Note that where we suggest you edit the code is marked with "TASK!"

In [None]:
total_epochs = 6  # Specify for how many epochs we are prepared to train the model

epoch_loss = {'train': [], 'val': []}
epoch_metrics_and_more = {'train': [], 'val': []}

# Train the model by looping through all the images 'total_epochs' times
for epoch in range(total_epochs):

    for phase in ('train', 'val'):
        is_training = phase == 'train'
        model.train(is_training)
        torch.set_grad_enabled(is_training)

        total_loss = 0
        total_images = 0

        start_time = time.time()

        for ims, boxes, im_sizes in tqdm(dataloaders[phase]):

            ims = ims.cuda()
            ids_has_box = np.bitwise_not(np.all(boxes.numpy() == -1, axis=1))
            targets_cls = torch.tensor(ids_has_box, dtype=torch.long).cuda()

            # Run images through the model, producing a set of [c0, c1, x0, y0, y1, y2] for each
            outputs = model(ims)

            # Find average IoU, and store values needed for calculating precision, recall etc.
            # TASK! <We suggest you complete the "loss" task before doing this one>

            # Calculate the loss
            # TASK! <Do this task first!>
            # loss_cls = # Compute the image classification loss | Hint: Use "criterion_cls(..)" on all [c0 c1] outputs
            # loss_bbox = # Compute the bbox loss | Hint: Use "criterion_bbox(..)" on the [x0 y0 y1 y2] outputs where the ground truth says that we have a bbox (cf. "ids_has_box"/"targets_cls")
            # if not any(ids_has_box):
            #     loss_bbox = torch.zeros(1).cuda()
            # loss = # Compute the total loss | Hint: Combine the cls and bbox loss
            # <solution>
            loss_cls = criterion_cls(outputs[:, 0:2], targets_cls)
            loss_bbox = criterion_bbox(outputs[ids_has_box, 2:], boxes[ids_has_box, :].cuda())
            if not any(ids_has_box):
                loss_bbox = torch.zeros(1).cuda()
            loss = loss_bbox + loss_cls
            # </solution>

            # Add the loss to the total loss this epoch
            total_loss += loss.item()
            total_images += ims.size(0)

            if is_training:
                # Update the weights by doing back-propagation
                # [Note that by doing this last, the CPU can work on loading images for the next iteration while the GPU handles this task]
                optimizer.zero_grad()
                loss.backward()
                optimizer.step()
                scheduler.step()

        del loss, loss_cls, loss_bbox, outputs, targets_cls  # Make sure we allow freeing these on GPU

        # Calculate precision and recall
        # TASK! <We suggest you complete the "loss" task before doing this one>

        # Print summary for this epoch
        # TASK! <Update this to print more statistics as you add them>
        elapsed_time = time.time() - start_time
        print('[{}]\tEpoch: {}/{}\tAvg loss*10: {:.5f}\tTime: {:.3f} | lr={:.6f}'.format(
            phase, epoch + 1, total_epochs, 10 * total_loss / total_images, elapsed_time, get_lr(optimizer)))
        epoch_loss[phase].append([total_loss / total_images])
        epoch_metrics_and_more[phase].append([get_lr(optimizer)])

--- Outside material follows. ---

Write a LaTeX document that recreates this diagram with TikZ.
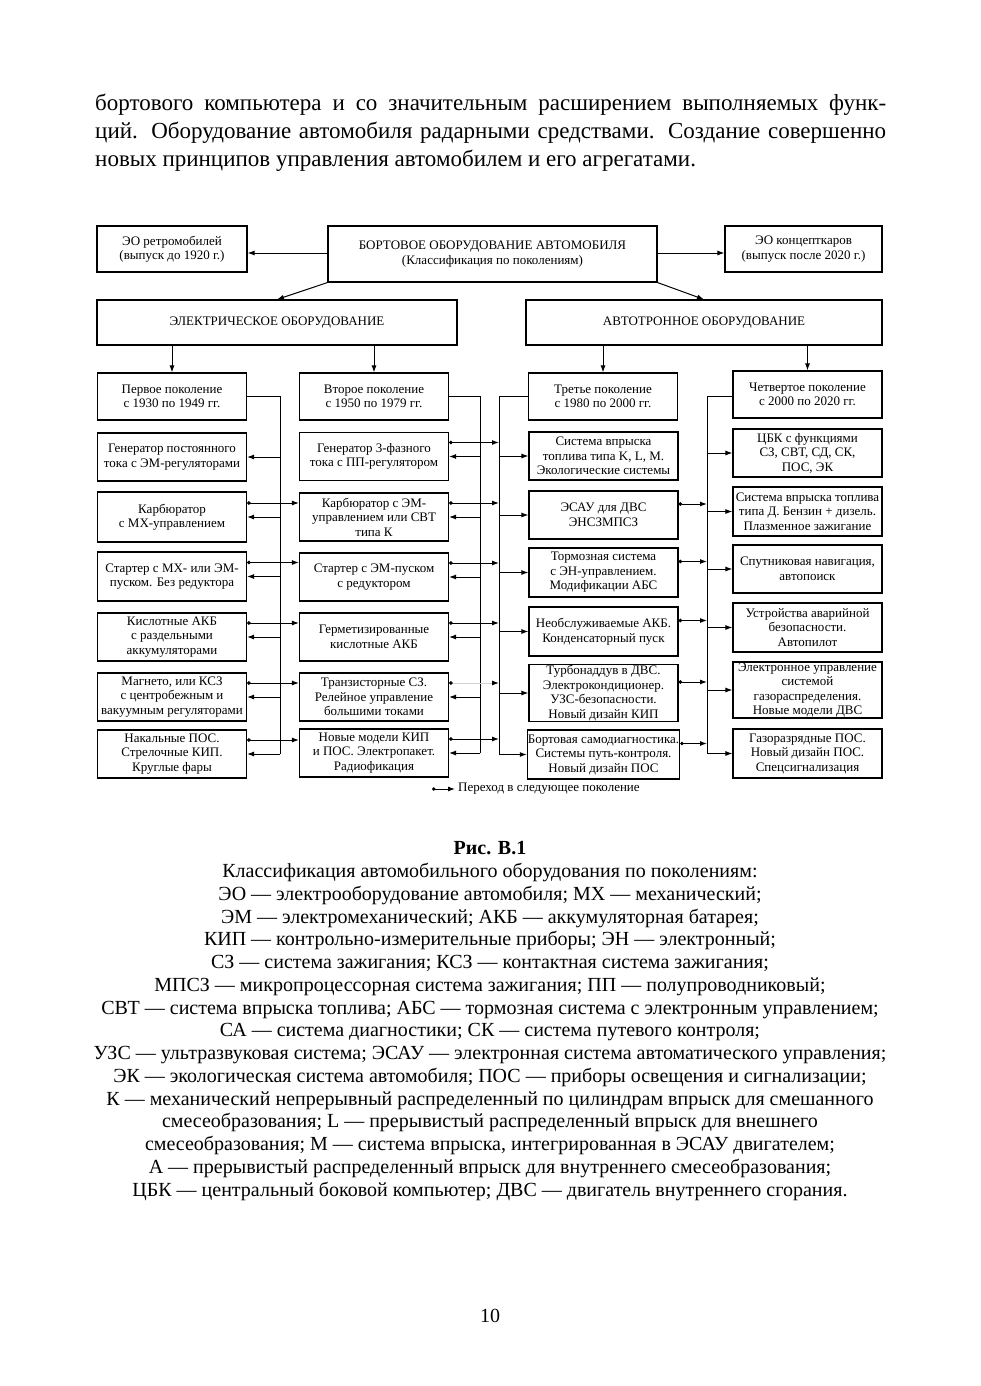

    # Save model to file each epoch if so is opted for
    if pth_work is not None:
        torch.save(model, os.path.join(pth_work, 'latest.pth'))

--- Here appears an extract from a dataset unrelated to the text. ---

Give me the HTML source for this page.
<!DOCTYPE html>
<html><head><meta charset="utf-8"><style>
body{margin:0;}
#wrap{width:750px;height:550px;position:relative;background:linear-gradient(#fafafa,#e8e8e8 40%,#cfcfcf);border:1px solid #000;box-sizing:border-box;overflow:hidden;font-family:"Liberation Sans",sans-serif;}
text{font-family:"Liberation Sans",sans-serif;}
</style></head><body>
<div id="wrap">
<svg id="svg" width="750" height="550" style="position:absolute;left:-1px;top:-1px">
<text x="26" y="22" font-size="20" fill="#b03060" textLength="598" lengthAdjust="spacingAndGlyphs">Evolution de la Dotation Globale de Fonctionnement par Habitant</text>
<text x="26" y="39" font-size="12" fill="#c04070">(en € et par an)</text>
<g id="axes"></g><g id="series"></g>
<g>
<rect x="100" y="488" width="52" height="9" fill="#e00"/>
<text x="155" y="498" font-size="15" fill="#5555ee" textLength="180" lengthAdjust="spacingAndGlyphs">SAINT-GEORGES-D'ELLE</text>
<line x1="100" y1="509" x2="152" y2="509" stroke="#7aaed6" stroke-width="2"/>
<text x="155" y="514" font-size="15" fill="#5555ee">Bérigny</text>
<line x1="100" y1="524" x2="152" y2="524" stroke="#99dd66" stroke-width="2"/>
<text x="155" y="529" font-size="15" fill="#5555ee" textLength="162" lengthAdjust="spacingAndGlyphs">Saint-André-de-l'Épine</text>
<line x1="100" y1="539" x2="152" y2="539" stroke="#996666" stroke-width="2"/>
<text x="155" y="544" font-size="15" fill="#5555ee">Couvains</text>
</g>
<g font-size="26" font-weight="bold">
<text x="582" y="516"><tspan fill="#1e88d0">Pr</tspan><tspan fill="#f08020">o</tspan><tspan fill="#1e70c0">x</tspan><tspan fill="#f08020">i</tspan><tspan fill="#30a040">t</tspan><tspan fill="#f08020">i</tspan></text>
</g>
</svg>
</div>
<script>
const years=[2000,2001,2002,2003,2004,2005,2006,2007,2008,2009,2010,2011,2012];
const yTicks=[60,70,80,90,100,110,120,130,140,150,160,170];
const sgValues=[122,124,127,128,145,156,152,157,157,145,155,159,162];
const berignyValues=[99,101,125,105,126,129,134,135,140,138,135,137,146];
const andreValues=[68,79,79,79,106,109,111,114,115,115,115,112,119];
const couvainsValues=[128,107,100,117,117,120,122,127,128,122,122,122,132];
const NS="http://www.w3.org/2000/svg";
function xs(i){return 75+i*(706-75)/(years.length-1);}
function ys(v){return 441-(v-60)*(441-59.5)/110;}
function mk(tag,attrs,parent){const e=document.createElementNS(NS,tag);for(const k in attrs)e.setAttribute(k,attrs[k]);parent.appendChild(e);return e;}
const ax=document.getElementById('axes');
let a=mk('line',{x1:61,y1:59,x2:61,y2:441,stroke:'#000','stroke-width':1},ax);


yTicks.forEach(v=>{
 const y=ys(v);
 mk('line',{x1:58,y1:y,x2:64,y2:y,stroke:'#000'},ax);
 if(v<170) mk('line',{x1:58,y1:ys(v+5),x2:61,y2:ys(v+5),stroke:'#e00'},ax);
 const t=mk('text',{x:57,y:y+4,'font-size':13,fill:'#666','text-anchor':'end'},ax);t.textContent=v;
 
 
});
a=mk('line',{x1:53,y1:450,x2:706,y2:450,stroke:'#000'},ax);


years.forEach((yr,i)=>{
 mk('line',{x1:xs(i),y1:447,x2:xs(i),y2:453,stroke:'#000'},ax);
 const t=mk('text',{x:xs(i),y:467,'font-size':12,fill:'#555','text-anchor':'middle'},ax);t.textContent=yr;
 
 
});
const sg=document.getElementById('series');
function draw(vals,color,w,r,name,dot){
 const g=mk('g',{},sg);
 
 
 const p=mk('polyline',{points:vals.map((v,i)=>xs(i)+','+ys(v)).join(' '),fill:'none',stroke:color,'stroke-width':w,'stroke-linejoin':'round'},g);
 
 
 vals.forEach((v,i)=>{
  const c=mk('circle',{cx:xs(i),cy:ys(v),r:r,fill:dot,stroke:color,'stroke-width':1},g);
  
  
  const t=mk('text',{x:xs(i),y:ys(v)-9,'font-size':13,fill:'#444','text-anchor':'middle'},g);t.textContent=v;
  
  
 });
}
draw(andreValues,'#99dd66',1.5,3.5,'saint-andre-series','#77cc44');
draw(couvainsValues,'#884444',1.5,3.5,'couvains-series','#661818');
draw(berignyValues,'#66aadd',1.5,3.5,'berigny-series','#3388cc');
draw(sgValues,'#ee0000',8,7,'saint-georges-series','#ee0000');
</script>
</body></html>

## Now let us visualize some results


In [None]:
# Plot losses and other metrics
plt.figure(figsize=(10, 8))
for phase in ('train', 'val'):
    plt.plot(range(len(epoch_loss[phase])), np.asarray(epoch_loss[phase])[:, 0]*10, label=(phase + '_loss*10'))
    plt.plot(range(len(epoch_metrics_and_more[phase])), np.asarray(epoch_metrics_and_more[phase])[:, 0], label=(phase + '_lr'))
    # If you store more, add lines for plotting them here, or make new figures for them..
plt.legend(prop={'size': 12})
plt.grid(True)


In [None]:
# Visualize some prediction results [rerun cell to see more examples]
ind = random.choice(range(len(datasets['val'])))
im, box_gt, im_size = datasets['val'][ind]

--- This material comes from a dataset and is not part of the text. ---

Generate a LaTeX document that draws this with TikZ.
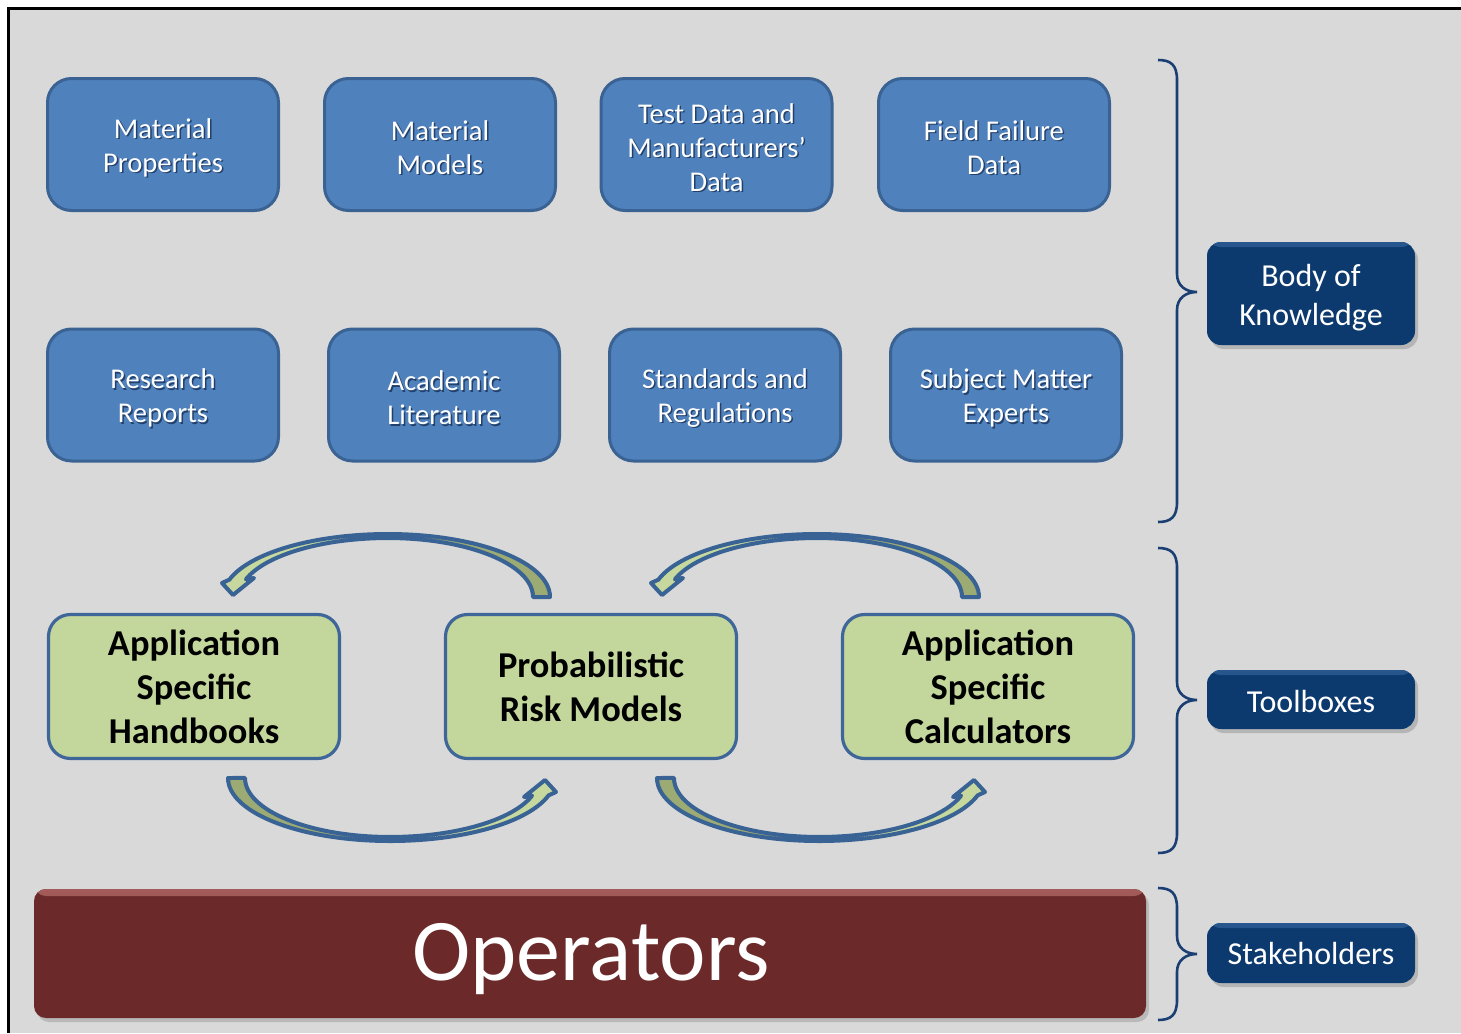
\documentclass[tikz,border=0pt]{standalone}
\usepackage{fontspec}
\setmainfont{Carlito}
\usetikzlibrary{calc,shadows}

\definecolor{bggray}{HTML}{D9D9D9}
\definecolor{kfill}{HTML}{4F81BD}
\definecolor{kline}{HTML}{3A6393}
\definecolor{kshadow}{HTML}{22406A}
\definecolor{tfill}{HTML}{C3D69B}
\definecolor{tline}{HTML}{3F6699}
\definecolor{arrlightc}{HTML}{C6D89D}
\definecolor{arrdarkc}{HTML}{9CAA73}
\definecolor{arrlinec}{HTML}{3A6395}
\definecolor{bracec}{HTML}{1B3F73}
\definecolor{lblfill}{HTML}{0C3A6F}
\definecolor{lbltop}{HTML}{28578F}
\definecolor{opfill}{HTML}{6B2A29}
\definecolor{optop}{HTML}{A35C59}

% knowledge box: empty box, dark text shadow, white text
\newcommand\knowbox[4]{%
  \node[kbox] (#1) at (#2,#3) {};
  \node[ktext, text=kshadow] (#1-shadow) at ([shift={(1.5,4.5)}]#1.center) {#4};
  \node[ktext] (#1-label) at ([shift={(0,3)}]#1.center) {#4};}

% curly brace on the right: top, middle (tip), bottom
\newcommand\sidebrace[3]{%
  \draw[bracel] (1158,#1) .. controls (1171,#1) and (1177,#1+5) .. (1177,#1+20)
    -- (1177,#2-18) .. controls (1177,#2-6) and (1186,#2) .. (1197,#2)
    .. controls (1186,#2) and (1177,#2+6) .. (1177,#2+18)
    -- (1177,#3-20) .. controls (1177,#3-5) and (1171,#3) .. (1158,#3);}

% curved block arrow, tail on the left, head on the right (local frame)
\newcommand\cyclearrow[1]{%
  \begin{scope}[#1]
    \fill[arrdarkc] (-162,0) arc[start angle=180,end angle=90,x radius=162,y radius=63]
      -- (0,59) arc[start angle=90,end angle=180,x radius=145,y radius=59] -- cycle;
    \fill[arrlightc] (0,63) arc[start angle=90,end angle=16,x radius=165,y radius=63]
      -- (166,14) -- (155,2) -- (134,19) -- (142.1,17.7)
      arc[start angle=17.5,end angle=90,x radius=149,y radius=59] -- cycle;
    \draw[arrline] (-162,0) arc[start angle=180,end angle=90,x radius=162,y radius=63]
      arc[start angle=90,end angle=16,x radius=165,y radius=63]
      -- (166,14) -- (155,2) -- (134,19) -- (142.1,17.7)
      arc[start angle=17.5,end angle=90,x radius=149,y radius=59]
      arc[start angle=90,end angle=180,x radius=145,y radius=59] -- cycle;
  \end{scope}}

\begin{document}
\begin{tikzpicture}[x=0.5pt,y=-0.5pt,
  kbox/.style={draw=kline, line width=1.5pt, fill=kfill, rounded corners=12pt,
    minimum width=115.5pt, minimum height=66pt, inner sep=0pt},
  ktext/.style={align=center, font=\fontsize{14.3}{17}\selectfont, text=white, inner sep=0pt},
  tbox/.style={draw=tline, line width=1.6pt, fill=tfill, rounded corners=11pt,
    minimum width=145.5pt, minimum height=72pt, inner sep=0pt, align=center,
    font=\fontsize{18.2}{22}\selectfont\bfseries, text=black},
  lbl/.style={fill=lblfill, rounded corners=7pt, minimum width=104pt, inner sep=0pt,
    drop shadow={shadow xshift=1.5pt, shadow yshift=-2pt, opacity=0.4},
    path picture={\shade[top color=lbltop, bottom color=lblfill]
      (path picture bounding box.north west) rectangle
      ([yshift=-2.5pt]path picture bounding box.north east);}},
  lbltext/.style={text=white, align=center, font=\fontsize{16}{19.5}\selectfont, inner sep=0pt},
  opbox/.style={fill=opfill, rounded corners=6pt, minimum width=556pt, minimum height=64.5pt,
    inner sep=0pt, drop shadow={shadow xshift=1.5pt, shadow yshift=-2pt, opacity=0.35},
    path picture={\shade[top color=optop, bottom color=opfill]
      (path picture bounding box.north west) rectangle
      ([yshift=-3.5pt]path picture bounding box.north east);}},
  optext/.style={text=white, font=\fontsize{44}{50}\selectfont, inner sep=0pt},
  bracel/.style={draw=bracec, line width=1.3pt},
  arrline/.style={draw=arrlinec, line width=2pt, line join=round}]

\useasboundingbox (0,0) rectangle (1461,1033);

% page and frame
\fill[white] (0,0) rectangle (1461,1033);
\fill[bggray] (9,9) rectangle (1461,1033);
\draw[black, line width=1.25pt] (8.5,1033) -- (8.5,8.5) -- (1461,8.5);

% body of knowledge: two rows of sources
\knowbox{matprop}{163}{144.5}{Material\\Properties}
\knowbox{matmod}{440}{144.5}{Material\\Models}
\knowbox{testdata}{716.5}{144.5}{Test Data and\\Manufacturers’\\Data}
\knowbox{field}{994}{144.5}{Field Failure\\Data}
\knowbox{research}{163}{395}{Research\\Reports}
\knowbox{academic}{444}{395}{Academic\\Literature}
\knowbox{standards}{725}{395}{Standards and\\Regulations}
\knowbox{experts}{1006}{395}{Subject Matter\\Experts}

% toolboxes
\node[tbox] (handbooks) at (194,686.5) {Application\\Specific\\Handbooks};
\node[tbox] (prm) at (591,686.5) {Probabilistic\\Risk Models};
\node[tbox] (calc) at (988,686.5) {Application\\Specific\\Calculators};

% curved arrows cycling between the toolboxes
\cyclearrow{shift={(390,778)}}
\cyclearrow{shift={(819,778)}}
\cyclearrow{shift={(388,597)}, rotate=180}
\cyclearrow{shift={(817,597)}, rotate=180}

% stakeholders
\node[opbox] (operators) at (590,953.5) {};
\node[optext] (operators-label) at ([shift={(1,6)}]operators.center) {Operators};

% group labels
\node[lbl, minimum height=51.5pt] (bok) at (1311,293.5) {};
\node[lbltext] (bok-label) at ([shift={(0,4)}]bok.center) {Body of\\Knowledge};
\node[lbl, minimum height=29.5pt] (tools) at (1311,699.5) {};
\node[lbltext] (tools-label) at ([shift={(0,1.5)}]tools.center) {Toolboxes};
\node[lbl, minimum height=30pt] (stake) at (1311,953) {};
\node[lbltext] (stake-label) at ([shift={(0,0.5)}]stake.center) {Stakeholders};

% braces grouping each layer
\sidebrace{60}{292}{522}
\sidebrace{548}{700}{853}
\sidebrace{888}{954}{1020}

\end{tikzpicture}
\end{document}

outputs = model(im.unsqueeze(0).cuda()).detach()
pred_box = outputs[0, 2:].cpu().numpy()
pred_cls = torch.nn.functional.softmax(outputs[0, 0:2], dim=0)
box_gt = box_gt.numpy()

im = im.detach().numpy()
im = np.transpose(im, [1, 2, 0])

if pred_cls[1] > pred_cls[0]:
    imshow(im, box_gt, pred_box)
    print('Predicted bbox    : {}'.format(pred_box))
    print('Ground-truth bbox : {}'.format(box_gt))
else:
    imshow(im, box_gt)


## Additional questions

- Let us say you now encounter images containing multiple birds.  However, luckily you have at your disposal a tool for providing (somewhat sensible) proposals of sub-regions (parts of the image) that might contain the birds.  How could you ("easily") apply your already-developed image classification and object localization code to handle this multi-bird setting?
- If you did not cover it already when answering that last question, explain what non-max-suppression is and why it is likely that you would need to apply it here?
- In the context of object detection, where we can have multiple objects in a given image, what are anchor boxes (also known as priors or default boxes)?
- Take a look at the figure in the lecture slides illustrating the concepts of the SSD approach to object detection.  Explain the basic building blocks and concepts behind the algorithm.
- A refinement of this just-mentioned SSD approach is to add a feature-pyramid networks (FPN) step.  What is the key issue we want such a step to alleviate?